Wir kaufen ein, bummeln durch den Ort und verbringen etwas ruhige Zeit an Bord. Am Abend dann zum Dinner an den Fluß. Die untergehende Sonne zaubert Herbststimmung über die historische Kulissse,


Bei den Lokalen hier hat es hier einige Veränderungen gegeben. Das feine Restaurant De Doelen gibt es leider nicht mehr (klick), auch das Graf Floris ist dauerhaft geschloßen und in der Brasserie Herengracht residiert seit kurzem das Steakhaus Piet de Leeuw. Das wollen wir mal ausprobieren. Vorspeisen und Steaks präsentieren sich in solider Zubereitung.

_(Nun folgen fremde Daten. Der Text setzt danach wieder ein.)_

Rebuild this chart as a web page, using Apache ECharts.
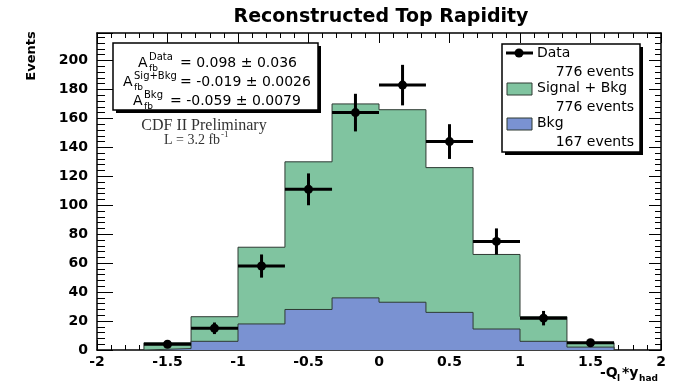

Ein Absacker dann im Ome Koo nebenan. Das ist eine kultige Konstante, existiert hier immerhin seit 1810.


ELAN unterm Sternenhimmel, eine ruhige, wenn auch kalte Nacht verbringen wir friedlich. Unter Deck läuft der klein Heizlüfter durch.


Sonnenaufgang und der frühe Morgen, immer eine magische Zeit in den Häfen. Es ist still, kein Wind weht. In nur wenigen Boot wurde übernachtet - wir sind ganz für uns.




Wir brechen auf gegen 10.30. Es ist nur eine kurze Strecke, ELAN soll ja direkt in der Jachtwerf Weesp bleiben. Da sind wir zwar für heute nicht direkt angemeldet, was kurzeitig für Irritation sorgt, aber man ist hier flexibel und hebt das Boot wenig später aus dem Wasser.


Es ist alles busy auf dem Gelände: Eigner arbeiten an ihren Booten, es wird geflext, gestrahlt und gepinselt. 


Wir laufen derweil zurück nach Nederhorst und holen das Auto. Zurück in Weesp steht ELAN schon "op de kant". Ich klettere an Bord und hole Kissen, Decken, Geschirr etc. aus dem dem Boot.


Die Stelle ist ideal, z. T. sogar im Bereich der Überdachung. Fraglich, ob das Boot hier stehen bleibt. Abwarten, denn wie jedes Jahr ist noch ein weiterer Besuch für das Aufbringen der Plane erforderlich.